Профессор Мерриам, несомненно, был великим знатоком греческой литературы, но Билгарз был прекрасным греческим гусляром, и когда он пел под аккомпанимент цитры стихи «Иллиады», мне казалось, что он был воплощением Гомера. Находясь между Билгарзом и профессором Мерриамом, я не мог не посвящать большую часть своего студенческого времени изучению греческой литературы. Я никогда не раскаивался в этом и сожалею, что академические аудитории американских колледжей сегодня не оглашаются больше торжественным греческим ритмом, который я впервые услышал на чердаке фабричного здания на Кортланд-стрит. Билгарз исчез с Кортланд-стрит незадолго перед моим выпуском из колледжа, оставив мне на память цитру и старое издание «Илиады» Гомера, опубликованной знаменитым немецким филологом Диндорфом. С тех пор я его не видел, но никогда не забуду. Он был первым, кто обратил мое внимание на древнюю цивилизацию, духовная красота которой возбуждала мое юное воображение, и чем больше я изучал ее, тем сильнее был у меня интерес к ней. Я часто вспоминаю почти фанатическую ненависть Билгарза к машинам и хотел бы знать, что бы он сказал сегодня, если бы услышал пианолу, граммофон и радиовещание, не говоря уже о драматических ужасах кинематографа.
С другой стороны, с первых же дней после высадки в Касл-Гардене я стремился понять американскую жизнь и усвоить ту духовную пищу, которую давала мне окружающая среда. Эту среду я хотел понять. Моя подготовка к поступлению в колледж рассеивала то там, то здесь туманную завесу, мешавшую мне ясно видеть очертания американской цивилизации. Колумбийский колледж поставил меня в контакт с жизнью американского студенчества и с людьми большой научной репутации и замечательного обаяния. Они помогли мне рассеять этот туман, и вот в ясных лучах их учености я увидел цельный образ того, что, по моему мнению, должно было представлять американскую цивилизацию: прекрасную дочь прекрасной матери – англо-саксонской цивилизации. Когда я вспоминаю о днях моего прозрения, мне всегда приходит на память ода Горация, которая начинается стихами:
Изучение и размышления над этими двумя цивилизациями, древней культурой Греции и новой цивилизацией англо-саксов, казавшиеся мне двумя величайшими цивилизациями в истории человечества, отодвигали другие предметы программы как бы на задний план, хотя я и удостоился нескольких премий по точным наукам и никогда не оставлял мысли о том, что моя будущая работа будет проходить именно в области точных наук.

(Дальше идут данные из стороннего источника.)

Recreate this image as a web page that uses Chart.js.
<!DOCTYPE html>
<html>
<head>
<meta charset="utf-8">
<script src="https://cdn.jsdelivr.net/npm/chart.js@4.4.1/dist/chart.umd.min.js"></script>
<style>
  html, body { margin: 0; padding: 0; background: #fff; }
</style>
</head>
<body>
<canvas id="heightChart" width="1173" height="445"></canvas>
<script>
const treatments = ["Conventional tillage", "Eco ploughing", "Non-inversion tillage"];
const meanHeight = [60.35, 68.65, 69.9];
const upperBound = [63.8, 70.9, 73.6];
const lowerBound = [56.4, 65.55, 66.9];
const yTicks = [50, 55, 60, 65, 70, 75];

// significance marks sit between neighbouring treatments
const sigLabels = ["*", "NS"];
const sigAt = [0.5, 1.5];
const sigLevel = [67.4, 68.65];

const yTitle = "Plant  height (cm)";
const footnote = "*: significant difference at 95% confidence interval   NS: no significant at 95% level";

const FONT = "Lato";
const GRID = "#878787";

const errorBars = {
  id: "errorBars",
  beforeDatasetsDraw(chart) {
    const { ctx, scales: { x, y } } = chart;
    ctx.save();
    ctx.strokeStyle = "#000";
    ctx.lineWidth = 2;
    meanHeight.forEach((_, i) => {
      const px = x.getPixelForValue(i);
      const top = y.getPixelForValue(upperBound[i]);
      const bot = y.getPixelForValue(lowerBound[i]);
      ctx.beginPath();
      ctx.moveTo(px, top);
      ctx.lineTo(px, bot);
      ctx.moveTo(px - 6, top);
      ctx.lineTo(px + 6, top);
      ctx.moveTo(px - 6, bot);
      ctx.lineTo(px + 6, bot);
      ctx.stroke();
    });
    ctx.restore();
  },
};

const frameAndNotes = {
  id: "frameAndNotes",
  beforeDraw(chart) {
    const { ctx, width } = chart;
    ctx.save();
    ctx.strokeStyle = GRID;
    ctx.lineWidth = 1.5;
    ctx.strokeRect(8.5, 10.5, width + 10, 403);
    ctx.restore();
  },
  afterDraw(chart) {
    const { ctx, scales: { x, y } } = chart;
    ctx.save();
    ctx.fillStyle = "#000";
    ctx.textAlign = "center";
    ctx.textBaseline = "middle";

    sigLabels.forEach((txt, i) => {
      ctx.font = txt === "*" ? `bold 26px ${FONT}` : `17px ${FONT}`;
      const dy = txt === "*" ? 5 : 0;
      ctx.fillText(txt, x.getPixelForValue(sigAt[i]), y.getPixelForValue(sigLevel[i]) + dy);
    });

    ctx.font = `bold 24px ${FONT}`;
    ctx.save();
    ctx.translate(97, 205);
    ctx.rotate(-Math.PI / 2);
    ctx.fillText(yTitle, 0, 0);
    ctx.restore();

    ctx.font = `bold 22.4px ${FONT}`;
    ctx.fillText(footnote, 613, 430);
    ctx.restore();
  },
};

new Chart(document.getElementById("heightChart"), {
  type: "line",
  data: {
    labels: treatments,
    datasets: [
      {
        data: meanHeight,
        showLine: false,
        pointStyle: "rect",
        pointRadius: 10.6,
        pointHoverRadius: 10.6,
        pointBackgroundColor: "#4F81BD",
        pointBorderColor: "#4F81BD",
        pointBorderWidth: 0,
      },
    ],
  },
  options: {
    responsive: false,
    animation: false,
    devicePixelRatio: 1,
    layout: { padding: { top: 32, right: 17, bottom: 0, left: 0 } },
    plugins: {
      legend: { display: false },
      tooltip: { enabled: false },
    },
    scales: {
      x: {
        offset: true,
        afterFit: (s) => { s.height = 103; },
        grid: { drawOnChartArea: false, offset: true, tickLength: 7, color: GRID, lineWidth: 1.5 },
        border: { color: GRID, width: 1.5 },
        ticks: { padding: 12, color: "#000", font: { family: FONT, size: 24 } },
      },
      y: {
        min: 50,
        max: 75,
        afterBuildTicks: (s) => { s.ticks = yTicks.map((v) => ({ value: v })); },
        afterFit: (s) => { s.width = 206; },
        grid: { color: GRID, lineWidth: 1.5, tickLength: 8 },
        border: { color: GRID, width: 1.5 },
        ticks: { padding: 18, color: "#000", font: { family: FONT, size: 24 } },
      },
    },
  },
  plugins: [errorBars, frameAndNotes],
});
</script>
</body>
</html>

Но есть и другая причина и, пожалуй, самая веская, почему точные науки занимают мало места в предыдущем рассказе о моей студенческой карьере в Колумбийском колледже. Преподавание точных наук в те дни было очень элементарным не только в Колумбийском колледже, но и в большинстве американских колледжей. Так, например, лабораторная работа по физике и химии не входила в программу Колумбийского колледжа и лекции давали мне меньше сведений по физике, чем я знал из моего чтения популярных книжек Тиндаля, а также из курса Купер-Юниона до поступления в колледж. Вопрос: «Что такое свет?» я привез с пастбищ моего родного села, и профессор физики в Колумбийском колледже не давал на него никакого ответа, отсылая лишь к колебаниям в эфире, физические особенности которого он, по его признанию, не мог удовлетворительно охарактеризовать. В этом отношении он, казалось, в своих знаниях стоял не на много выше моего скромного учителя в Панчеве Коса. Мой наставник Рудерферд всегда интересовался этим вопросом, как и многими другими важными вопросами науки, и с большим удовольствием беседовал о них со мною. Он первый сообщил мне, что знаменитый вопрос «Что такое свет?» будет, пожалуй, разрешен, когда нам станет яснее новая электрическая теория, выдвинутая шотландским физиком Максвеллом, который был учеником великого Фарадея.